A l’opposition du nom et du verbe, qui domine la morphologie du mot, répond, dans la morphologie de la phrase, l’opposition de la phrase nominale (§ 145 sq.) et de la phrase verbale (§ 214 sq.). La phrase nominale, avec ou sans forme prédicative, exprimant un caractère essentiel de l’être, s’oppose à la phrase verbale, avec verbe d’existence, exprimant un caractère accidentel de l’être (§ 154 sq.). Dualité qui répond à deux démarches foncièrement différentes, et qui domine la structure de la phrase simple.
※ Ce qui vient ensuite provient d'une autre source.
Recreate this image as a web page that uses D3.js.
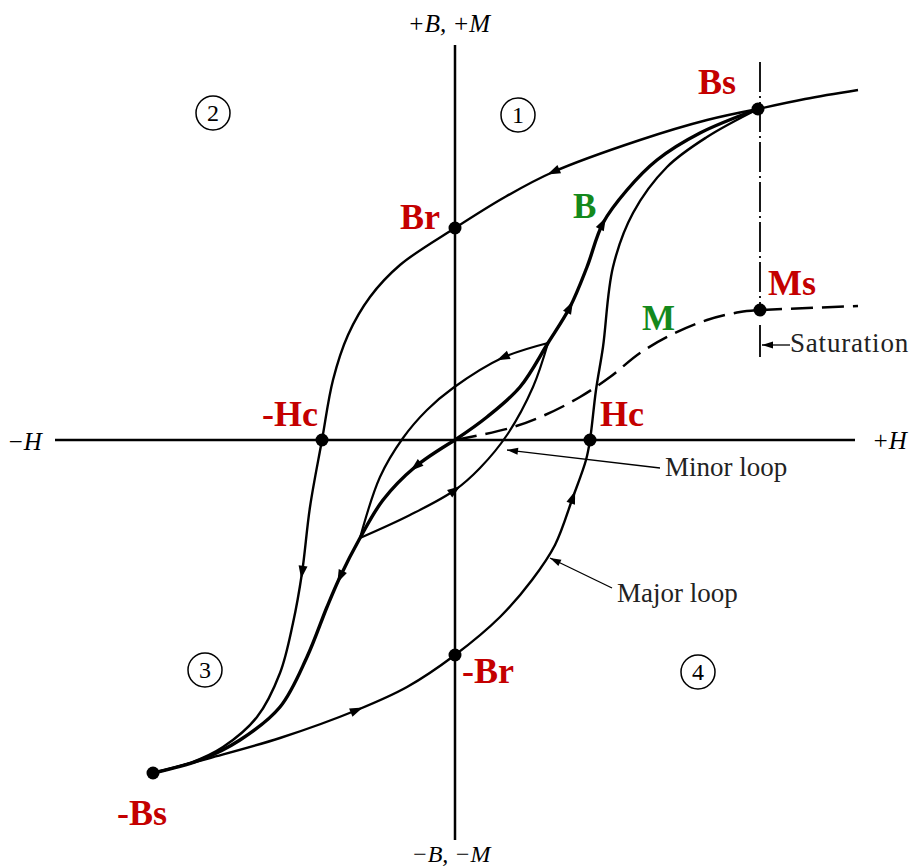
<!DOCTYPE html>
<html>
<head>
<meta charset="utf-8">
<script src="https://cdn.jsdelivr.net/npm/d3@7/dist/d3.min.js"></script>
<style>
  body { margin: 0; background: #fff; }
</style>
</head>
<body>
<div id="chart"></div>
<script>
// curves as [H, B] pairs (arbitrary units, origin at axis crossing)
const majorUpper = [[303, 331], [252, 320], [185, 300], [98, 268], [50, 243], [0, 212], [-55, 175], [-85, 143],
  [-107, 105], [-122, 60], [-133, 0], [-145, -67], [-153, -133], [-162, -183], [-175, -233], [-198, -277],
  [-232, -307], [-265, -323], [-302, -333]]
const majorLower = [[-302, -333], [-245, -318], [-175, -298], [-98, -270], [-48, -247], [0, -215], [45, -177],
  [77, -140], [100, -105], [118, -57], [131, -20], [135, 0], [141, 50], [148, 93], [158, 173], [178, 227],
  [212, 273], [252, 303], [303, 331]]
const satTail = [[303, 331], [350, 341], [403, 350]]
const initUp = [[0, 0], [32, 23], [65, 53], [93, 97], [115, 133], [132, 173], [148, 217], [172, 250],
  [202, 280], [245, 307], [303, 331]]
const initDown = [[0, 0], [-40, -27], [-72, -60], [-95, -98], [-115, -137], [-128, -167], [-148, -217],
  [-175, -267], [-215, -300], [-255, -320], [-302, -333]]
const minorUpper = [[93, 97], [47, 82], [-2, 52], [-28, 30], [-52, 2], [-75, -37], [-95, -98]]
const minorLower = [[-95, -98], [-45, -75], [0, -50], [25, -28], [52, 5], [78, 53], [93, 97]]
const mCurve = [[0, 0], [55, 12], [90, 25], [125, 43], [155, 63], [185, 87], [218, 106], [252, 120],
  [285, 128], [305, 130]]
const mTail = [[305, 130], [403, 134]]

// labelled points
const pointNames = ['Bs', 'Br', 'Hc', '-Hc', '-Br', '-Bs', 'Ms']
const pointValues = [[303, 331], [0, 212], [135, 0], [-133, 0], [0, -215], [-302, -333], [305, 130]]
const quadrants = ['1', '2', '3', '4']
const quadrantValues = [[63, 325], [-242, 327], [-250, -230], [243, -232]]

const W = 913
const H = 868
const RED = '#c40000'
const GREEN = '#14891c'

const svg = d3.select('#chart').append('svg')
  .attr('width', W)
  .attr('height', H)
  .style('display', 'block')

const x = d3.scaleLinear().domain([-400, 400]).range([55, 855])
const y = d3.scaleLinear().domain([-400, 400]).range([840, 40])

const line = d3.line()
  .x(d => x(d[0]))
  .y(d => y(d[1]))
  .curve(d3.curveCatmullRom.alpha(0.5))

const g = svg.append('g')

// Axes
g.append('line')
  .attr('x1', x(-400)).attr('x2', x(400))
  .attr('y1', y(0)).attr('y2', y(0))
  .attr('stroke', '#000').attr('stroke-width', 2.5)
g.append('line')
  .attr('x1', x(0)).attr('x2', x(0))
  .attr('y1', y(395)).attr('y2', y(-400))
  .attr('stroke', '#000').attr('stroke-width', 2.5)

// saturation dashed line
g.append('line')
  .attr('x1', x(305)).attr('x2', x(305))
  .attr('y1', y(378)).attr('y2', y(130))
  .attr('stroke', '#000').attr('stroke-width', 1.8)
  .attr('stroke-dasharray', '30,4,2,4')
g.append('line')
  .attr('x1', x(305)).attr('x2', x(305))
  .attr('y1', y(115)).attr('y2', y(83))
  .attr('stroke', '#000').attr('stroke-width', 1.8)

function curve (pts, width, dash) {
  return g.append('path')
    .attr('d', line(pts))
    .attr('fill', 'none')
    .attr('stroke', '#000')
    .attr('stroke-width', width)
    .attr('stroke-dasharray', dash || null)
}

function arrowAt (path, pts, idxs) {
  const node = path.node()
  const len = node.getTotalLength()
  idxs.forEach(i => {
    const px = x(pts[i][0])
    const py = y(pts[i][1])
    let best = 0
    let bd = Infinity
    for (let l = 0; l <= len; l += 1) {
      const p = node.getPointAtLength(l)
      const d = (p.x - px) ** 2 + (p.y - py) ** 2
      if (d < bd) { bd = d; best = l }
    }
    const c = node.getPointAtLength(best)
    const a = node.getPointAtLength(Math.max(0, best - 3))
    const b = node.getPointAtLength(Math.min(len, best + 3))
    const ang = Math.atan2(b.y - a.y, b.x - a.x) * 180 / Math.PI
    g.append('path')
      .attr('d', 'M6,0 L-7,-4.5 L-7,4.5 Z')
      .attr('fill', '#000')
      .attr('transform', `translate(${c.x},${c.y}) rotate(${ang})`)
  })
}

const pU = curve(majorUpper, 2.4)
const pL = curve(majorLower, 2.4)
curve(satTail, 2.4)
const pIU = curve(initUp, 3.4)
const pID = curve(initDown, 3.4)
const pMU = curve(minorUpper, 2.2)
const pML = curve(minorLower, 2.2)
curve(mCurve, 2.5, '22,9')
curve(mTail, 2.5, '22,9')

arrowAt(pU, majorUpper, [3, 12])
arrowAt(pL, majorLower, [3, 9])
arrowAt(pIU, initUp, [4, 6])
arrowAt(pID, initDown, [1, 4])
arrowAt(pMU, minorUpper, [1])
arrowAt(pML, minorLower, [2])

// key points
g.selectAll('circle.pt')
  .data(pointValues)
  .join('circle')
  .attr('class', 'pt')
  .attr('cx', d => x(d[0]))
  .attr('cy', d => y(d[1]))
  .attr('r', 6.5)
  .attr('fill', '#000')

// labels for points
const labelOffsets = { Bs: [-60, -15], Br: [-55, 1], Hc: [10, -14], '-Hc': [-60, -14], '-Br': [7, 28], '-Bs': [-36, 52], Ms: [8, -15] }
g.selectAll('text.ptl')
  .data(pointNames)
  .join('text')
  .attr('class', 'ptl')
  .attr('x', (d, i) => x(pointValues[i][0]) + labelOffsets[d][0])
  .attr('y', (d, i) => y(pointValues[i][1]) + labelOffsets[d][1])
  .attr('font-family', '"Liberation Serif", serif')
  .attr('font-weight', 'bold')
  .attr('font-size', 36)
  .attr('fill', RED)
  .text(d => d)

// B and M curve names
g.append('text')
  .attr('x', 573).attr('y', 218)
  .attr('font-family', '"Liberation Serif", serif')
  .attr('font-weight', 'bold').attr('font-size', 35)
  .attr('fill', GREEN)
  .text('B')
g.append('text')
  .attr('x', 642).attr('y', 330)
  .attr('font-family', '"Liberation Serif", serif')
  .attr('font-weight', 'bold').attr('font-size', 35)
  .attr('fill', GREEN)
  .text('M')

// circled quadrant numbers
const qg = g.selectAll('g.q')
  .data(quadrants)
  .join('g')
  .attr('class', 'q')
  .attr('transform', (d, i) => `translate(${x(quadrantValues[i][0])},${y(quadrantValues[i][1])})`)
qg.append('circle')
  .attr('r', 17)
  .attr('fill', 'none')
  .attr('stroke', '#000')
  .attr('stroke-width', 1.5)
qg.append('text')
  .attr('text-anchor', 'middle')
  .attr('dy', 8)
  .attr('font-family', '"Liberation Serif", serif')
  .attr('font-size', 24)
  .text(d => d)

// axis titles
const italic = sel => sel
  .attr('font-family', '"Liberation Serif", serif')
  .attr('font-style', 'italic')
  .attr('font-size', 25)
  .attr('fill', '#000')
g.append('text').call(italic).attr('x', 449).attr('y', 32).attr('text-anchor', 'middle').text('+B, +M')
g.append('text').call(italic).attr('x', 451).attr('y', 862).attr('font-size', 24).attr('text-anchor', 'middle').text('\u2212B, \u2212M')
g.append('text').call(italic).attr('x', 7).attr('y', 450).text('\u2212H')
g.append('text').call(italic).attr('x', 872).attr('y', 449).text('+H')

// annotation leaders
const notes = ['Minor loop', 'Major loop', 'Saturation']
const noteFrom = [[205, -28], [157, -148], [335, 95]]
const noteTo = [[52, -10], [95, -118], [307, 95]]
const noteText = [[210, -36], [162, -162], [335, 88]]

notes.forEach((t, i) => {
  const x1 = x(noteFrom[i][0]); const y1 = y(noteFrom[i][1])
  const x2 = x(noteTo[i][0]); const y2 = y(noteTo[i][1])
  g.append('line')
    .attr('x1', x1).attr('y1', y1).attr('x2', x2).attr('y2', y2)
    .attr('stroke', '#000').attr('stroke-width', 1.3)
  const ang = Math.atan2(y2 - y1, x2 - x1) * 180 / Math.PI
  g.append('path')
    .attr('d', 'M0,0 L-11,-3.5 L-11,3.5 Z')
    .attr('fill', '#000')
    .attr('transform', `translate(${x2},${y2}) rotate(${ang})`)
  g.append('text')
    .attr('x', x(noteText[i][0]))
    .attr('y', y(noteText[i][1]))
    .attr('font-family', '"Liberation Serif", serif')
    .attr('font-size', 27)
    .attr('letter-spacing', i === 2 ? 0.8 : 0)
    .attr('fill', '#222')
    .text(t)
})
</script>
</body>
</html>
A qui s’est une fois pénétré de cette dualité la phrase complexe n’offre rien d’insolite ; large usage de la juxtaposition pure et simple, de la coordination par agus, is « et », de l’incise et du renvoi (§ 221 sq.) ; subordination reposant principalement sar l’emploi des deux particules relatives ə (a) et go, entre lesquelles tend à se répartir l’expression de la relation directe et de la relation indirecte (§ 225 sq.) ; simplification de cette dernière par l’emploi de formes pronominales de renvoi, précisant la relation assurée par une particule passe-partout (§ 229) ; facilité de mise en vedette d’un élément grâce à la tournure relative (§ 234) et à l’emploi des différentes formes emphatiques de la phrase nominale (§ 153) ; correspondance des temps sommaires (§ 238) ; large emploi du substantif verbal, épargnant une forme personnelle (§ 246 sq.) ; économie des éléments de construction que la clarté n’exige pas (§ 226 et 229) ; tous traits auxquels la phrase doit d’unir, comme le mot lui-même, à un faible volume et à une structure relativement simple une très grande plasticité. Médiocrement adaptée à l’expression des rapports complexes, mais constamment ployée à toutes les inflexions subjectives de la pensée, c’est un instrument créé par l’usage parlé pour l’usage parlé.